WHEN I ASKED BILLIE JEAN KING what she wanted to be remembered for, she cited World Team Tennis. Founded with her ex-husband Larry in 1973—the same year she beat Bobby Riggs—WTT is the only pro tennis league where men and women, privileged and not, play on the same team, together.
“Equal pay, equal treatment, equal respect. Equal everything, you see?” said King.
She made it sound so easy; it was anything but. Still, it’s easier to be difficult when you know in your heart that you’re right. Billie Jean was and is, and so she continues to fight.

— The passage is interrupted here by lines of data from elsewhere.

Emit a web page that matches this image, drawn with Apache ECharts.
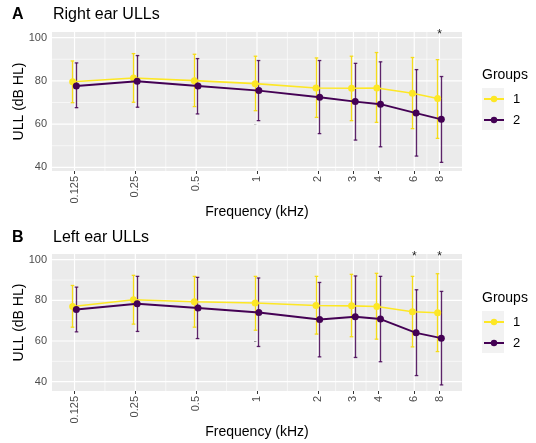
<!DOCTYPE html>
<html>
<head>
<meta charset="utf-8">
<script src="https://cdn.jsdelivr.net/npm/echarts@6/dist/echarts.min.js"></script>
<style>
  html, body { margin: 0; padding: 0; background: #ffffff; }
  #chart { width: 536px; height: 443px; }
</style>
</head>
<body>
<div id="chart"></div>
<script>
// Test frequencies (kHz) and their tick labels
const freqs = [0.125, 0.25, 0.5, 1, 2, 3, 4, 6, 8];
const freqLabels = ['0.125', '0.25', '0.5', '1', '2', '3', '4', '6', '8'];
const yTicks = [40, 60, 80, 100];
const yMinorTicks = [50, 70, 90];

// Right ear ULLs (dB HL): mean and error-bar limits per group
const rightG1Mean = [79.6, 81.3, 80.1, 78.7, 76.7, 76.6, 76.7, 74.3, 71.8];
const rightG1Low  = [69.9, 70.1, 68.1, 66.2, 63.1, 61.6, 60.8, 57.9, 53.4];
const rightG1High = [89.2, 92.6, 92.3, 91.4, 90.6, 91.4, 93.1, 90.8, 89.8];
const rightG2Mean = [77.6, 79.8, 77.6, 75.5, 72.4, 70.4, 69.2, 65.1, 62.2];
const rightG2Low  = [67.6, 67.8, 64.7, 61.6, 55.6, 52.6, 49.5, 45.2, 42.3];
const rightG2High = [88.3, 91.7, 90.3, 89.4, 89.4, 88.1, 88.8, 85.2, 82.0];

// Left ear ULLs (dB HL)
const leftG1Mean = [77.0, 80.3, 79.3, 78.7, 77.5, 77.3, 77.0, 74.4, 73.9];
const leftG1Low  = [66.8, 68.3, 66.8, 65.3, 63.4, 62.1, 60.9, 57.1, 54.8];
const leftG1High = [87.3, 92.3, 91.8, 91.8, 91.8, 92.8, 93.3, 91.8, 93.1];
const leftG2Mean = [75.5, 78.3, 76.2, 74.0, 70.6, 71.9, 70.8, 64.0, 61.4];
const leftG2Low  = [64.5, 64.7, 61.2, 57.3, 52.2, 51.9, 49.8, 43.0, 38.4];
const leftG2High = [86.5, 91.8, 91.3, 91.0, 88.8, 92.0, 91.8, 85.2, 84.4];

// Frequencies with a significant group difference
const rightSig = [8];
const leftSig = [6, 8];

const groupNames = ['1', '2'];
const groupColors = ['#FDE725', '#440154'];
const barColors = ['#F5DC18', 'rgba(68,1,84,0.85)'];

// ---- layout / styling ----
const FONT = 'Liberation Sans, Arial, Helvetica, sans-serif';
const DODGE = 0.03;          // horizontal offset of each group (log2 units)
const STAR_Y = 101.3;        // height of significance markers
const X_MIN = -3.37, X_MAX = 3.37;

// x positions on a log2 scale
const xTickPos = freqs.map(f => Math.log2(f));
const xMinorPos = xTickPos.slice(1).map((v, i) => (v + xTickPos[i]) / 2);

function labelFor(v) {
  let best = 0;
  xTickPos.forEach((p, i) => { if (Math.abs(p - v) < Math.abs(xTickPos[best] - v)) best = i; });
  return freqLabels[best];
}

const panels = [
  { title: 'A', subtitle: 'Right ear ULLs', grid: { left: 52, top: 32, width: 410, height: 139 },
    yMin: 38.3, yMax: 102.6,
    means: [rightG1Mean, rightG2Mean], lows: [rightG1Low, rightG2Low], highs: [rightG1High, rightG2High],
    sig: rightSig, titleY: 15.5, legendTop: 92, keyBox: [482, 88, 22, 42], groupsY: 76 },
  { title: 'B', subtitle: 'Left ear ULLs', grid: { left: 52, top: 254, width: 410, height: 137 },
    yMin: 35.4, yMax: 102.8,
    means: [leftG1Mean, leftG2Mean], lows: [leftG1Low, leftG2Low], highs: [leftG1High, leftG2High],
    sig: leftSig, titleY: 238.5, legendTop: 315, keyBox: [482, 311, 22, 42], groupsY: 299 }
];

function errorBarRender(params, api) {
  const x = api.value(0), lo = api.value(1), hi = api.value(2);
  const pLo = api.coord([x, lo]);
  const pHi = api.coord([x, hi]);
  const px = Math.round(pLo[0] - 0.5) + 0.5;   // keep the stem crisp
  const cap = 1.8;
  const style = { stroke: barColors[params.seriesName === 'eb2' ? 1 : 0], lineWidth: 1.3, fill: null };
  return {
    type: 'group',
    children: [
      { type: 'line', shape: { x1: px, y1: pLo[1], x2: px, y2: pHi[1] }, style },
      { type: 'line', shape: { x1: px - cap, y1: pLo[1], x2: px + cap, y2: pLo[1] }, style },
      { type: 'line', shape: { x1: px - cap, y1: pHi[1], x2: px + cap, y2: pHi[1] }, style }
    ]
  };
}

// panel grid lines (major and minor) drawn through the axis scales
function vGridRender(params, api) {
  const cs = params.coordSys;
  const x = api.coord([api.value(0), api.value(1)])[0];
  const major = api.value(2) === 1;
  return { type: 'line', shape: { x1: x, y1: cs.y, x2: x, y2: cs.y + cs.height },
    style: { stroke: '#ffffff', lineWidth: major ? 1.2 : 0.6 } };
}
function hGridRender(params, api) {
  const cs = params.coordSys;
  const y = api.coord([api.value(0), api.value(1)])[1];
  const major = api.value(2) === 1;
  return { type: 'line', shape: { x1: cs.x, y1: y, x2: cs.x + cs.width, y2: y },
    style: { stroke: '#ffffff', lineWidth: major ? 1.2 : 0.6 } };
}
function starRender(params, api) {
  const p = api.coord([api.value(0), api.value(1)]);
  return { type: 'text', x: p[0], y: p[1],
    style: { text: '*', fill: '#222', font: '12px ' + FONT, align: 'center', verticalAlign: 'middle' } };
}

const grids = [], xAxes = [], yAxes = [], series = [], legends = [], graphics = [];

panels.forEach((pn, pi) => {
  grids.push(Object.assign({ show: true, backgroundColor: '#EBEBEB', borderWidth: 0,
    containLabel: false, outerBoundsMode: 'none' }, pn.grid));

  xAxes.push({
    type: 'value', gridIndex: pi, min: X_MIN, max: X_MAX,
    axisLine: { show: false }, splitLine: { show: false },
    axisTick: { show: true, customValues: xTickPos, length: 3, lineStyle: { color: '#333333', width: 1 } },
    axisLabel: { customValues: xTickPos, rotate: 90, margin: 5, fontSize: 11, color: '#4D4D4D',
      fontFamily: FONT, formatter: v => labelFor(v) },
    name: 'Frequency (kHz)', nameLocation: 'middle', nameGap: 34, nameMoveOverlap: false,
    nameTextStyle: { fontSize: 14, color: '#000000', fontFamily: FONT }
  });
  yAxes.push({
    type: 'value', gridIndex: pi, min: pn.yMin, max: pn.yMax,
    axisLine: { show: false }, splitLine: { show: false },
    axisTick: { show: true, customValues: yTicks, length: 3, lineStyle: { color: '#333333', width: 1 } },
    axisLabel: { customValues: yTicks, margin: 5, fontSize: 11, color: '#4D4D4D', fontFamily: FONT },
    name: 'ULL (dB HL)', nameLocation: 'middle', nameGap: 26, nameRotate: 90, nameMoveOverlap: false,
    nameTextStyle: { fontSize: 14, color: '#000000', fontFamily: FONT }
  });

  const mid = (pn.yMin + pn.yMax) / 2;
  series.push({
    type: 'custom', xAxisIndex: pi, yAxisIndex: pi, silent: true, z: 1,
    renderItem: vGridRender,
    data: xTickPos.map(v => [v, mid, 1]).concat(xMinorPos.map(v => [v, mid, 0]))
  });
  series.push({
    type: 'custom', xAxisIndex: pi, yAxisIndex: pi, silent: true, z: 1,
    renderItem: hGridRender,
    data: yTicks.map(v => [0, v, 1]).concat(yMinorTicks.map(v => [0, v, 0]))
  });

  // error bars, then lines with points, per group
  [0, 1].forEach(g => {
    const off = g === 0 ? -DODGE : DODGE;
    series.push({
      type: 'custom', name: 'eb' + (g + 1), xAxisIndex: pi, yAxisIndex: pi, silent: true, z: 3 + g,
      renderItem: errorBarRender,
      data: xTickPos.map((x, i) => [x + off, pn.lows[g][i], pn.highs[g][i]])
    });
  });
  [0, 1].forEach(g => {
    const off = g === 0 ? -DODGE : DODGE;
    series.push({
      type: 'line', name: groupNames[g], xAxisIndex: pi, yAxisIndex: pi, z: 5 + g,
      symbol: 'circle', symbolSize: 7, showSymbol: true,
      color: groupColors[g],
      lineStyle: { color: groupColors[g], width: g === 0 ? 1.6 : 1.9 },
      itemStyle: { color: groupColors[g] },
      animation: false,
      data: xTickPos.map((x, i) => [x + off, pn.means[g][i]])
    });
  });

  series.push({
    type: 'custom', xAxisIndex: pi, yAxisIndex: pi, silent: true, z: 8,
    renderItem: starRender,
    data: pn.sig.map(f => [Math.log2(f), STAR_Y])
  });

  legends.push({
    data: groupNames, left: 483, top: pn.legendTop, orient: 'vertical',
    itemWidth: 20, itemHeight: 8, itemGap: 7, padding: 0, selectedMode: false,
    textStyle: { fontSize: 13, color: '#000000', fontFamily: FONT, lineHeight: 14, padding: [0, 0, 0, 4] }
  });

  graphics.push(
    { type: 'text', left: 12, top: pn.titleY - 9,
      style: { text: pn.title, font: 'bold 16px ' + FONT, fill: '#000000' } },
    { type: 'text', left: 53, top: pn.titleY - 9,
      style: { text: pn.subtitle, font: '16px ' + FONT, fill: '#000000' } },
    { type: 'text', left: 482, top: pn.groupsY - 8,
      style: { text: 'Groups', font: '14px ' + FONT, fill: '#000000' } },
    { type: 'rect', left: pn.keyBox[0], top: pn.keyBox[1], z: -1,
      shape: { width: pn.keyBox[2], height: pn.keyBox[3] }, style: { fill: '#F2F2F2' } }
  );
});

const chart = echarts.init(document.getElementById('chart'), null, { renderer: 'canvas' });
chart.setOption({
  animation: false,
  backgroundColor: '#ffffff',
  textStyle: { fontFamily: FONT },
  grid: grids,
  xAxis: xAxes,
  yAxis: yAxes,
  legend: legends,
  graphic: graphics,
  series: series
});
</script>
</body>
</html>
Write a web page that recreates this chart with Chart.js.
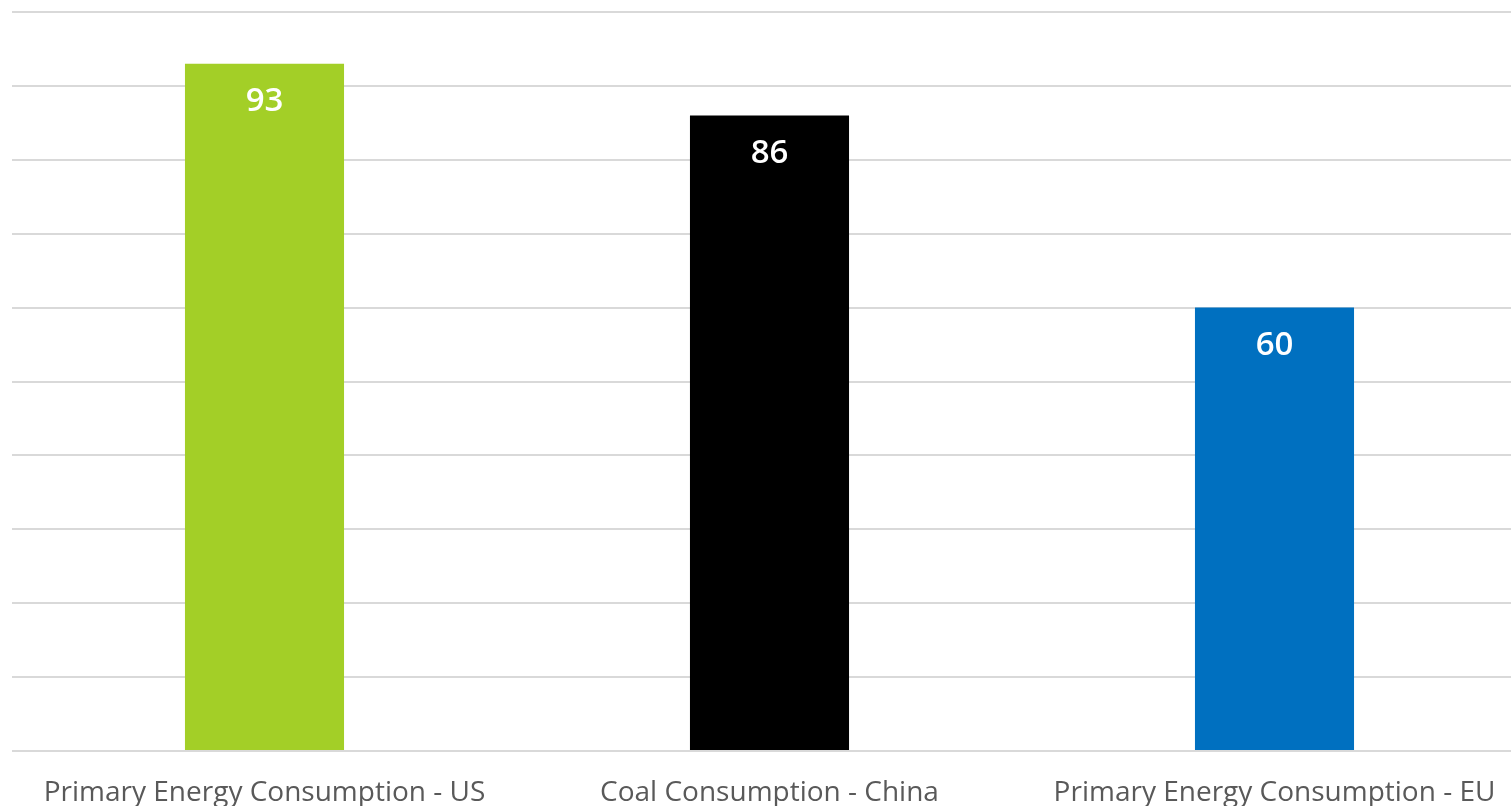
<!DOCTYPE html>
<html>
<head>
<meta charset="utf-8">
<script src="https://cdn.jsdelivr.net/npm/chart.js@4/dist/chart.umd.min.js"></script>
<style>
html,body{margin:0;padding:0;background:#fff;overflow:hidden;}
#wrap{width:1527px;height:806px;}
</style>
</head>
<body>
<div id="wrap"><canvas id="c" width="1527" height="806"></canvas></div>
<script>
const categories = ["Primary Energy Consumption - US", "Coal Consumption - China", "Primary Energy Consumption - EU"];
const values = [93, 86, 60];
const barColors = ["#a3cf27", "#000000", "#0070c0"];
const yMin = 0, yMax = 100, yStep = 10;

const valueLabels = {
  id: 'valueLabels',
  afterDatasetsDraw(chart) {
    const ctx = chart.ctx;
    const meta = chart.getDatasetMeta(0);
    ctx.save();
    ctx.fillStyle = '#ffffff';
    ctx.font = '600 33px "Open Sans"';
    ctx.textAlign = 'center';
    ctx.textBaseline = 'middle';
    meta.data.forEach((bar, i) => {
      ctx.fillText(String(values[i]), bar.x, bar.y + 38);
    });
    ctx.restore();
  }
};

new Chart(document.getElementById('c'), {
  type: 'bar',
  data: {
    labels: categories,
    datasets: [{
      data: values,
      backgroundColor: barColors,
      borderWidth: 0,
      barPercentage: 0.315,
      categoryPercentage: 1
    }]
  },
  options: {
    responsive: false,
    animation: false,
    devicePixelRatio: 1,
    layout: { padding: { left: 12, top: 12, right: 0, bottom: 0 } },
    plugins: { legend: { display: false }, tooltip: { enabled: false } },
    scales: {
      x: {
        grid: { display: false, drawTicks: false },
        border: { display: false },
        ticks: {
          color: '#595959',
          font: { family: '"Open Sans"', size: 28 },
          padding: 25,
          maxRotation: 0,
          autoSkip: false
        },
        afterFit(axis) { axis.height = 55; }
      },
      y: {
        min: yMin, max: yMax,
        ticks: { display: false, stepSize: yStep },
        grid: { color: '#d9d9d9', lineWidth: 2, drawTicks: false },
        border: { display: false },
        afterFit(axis) { axis.width = 0; }
      }
    }
  },
  plugins: [valueLabels]
});
</script>
</body>
</html>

*1As I grew up playing on the public courts of Whittier, California, I can assure you that they were crowded, with torn nets and faded lines and mediocre players like me on the next court, swearing loudly and hitting a nonstop stream of wild balls into the middle of her game.
*2She shared the award with basketball great John Wooden; the award is now known as the Sports Illustrated Sportsperson of the Year Award.
*3Not that Larry King. This one was a law student who also played tennis on Cal State L.A.’s champion men’s team.
*4The Ladies’ Singles trophy is a salver that bears the mystifying name The Venus Rosewater Dish. If there isn’t an all-girl punk band called Venus Rosewater Dish, there should be.
*5They were Billie Jean King, Rosemary Casals, Judy Tegart Dalton, Nancy Richey, Peaches Bartkowicz, Kristy Pigeon, Valerie Ziegenfuss, Julie Heldman, and Kerry Melville Reid.
*6It was such a momentous historic occasion that A-listers Emma Stone (as Billie Jean) and Steve Carell (as Bobby Riggs) starred in the 2017 movie.
*7No person in the United States shall, on the basis of sex, be excluded from participation in, be denied the benefits of, or be subjected to discrimination under any education program or activity receiving Federal financial assistance.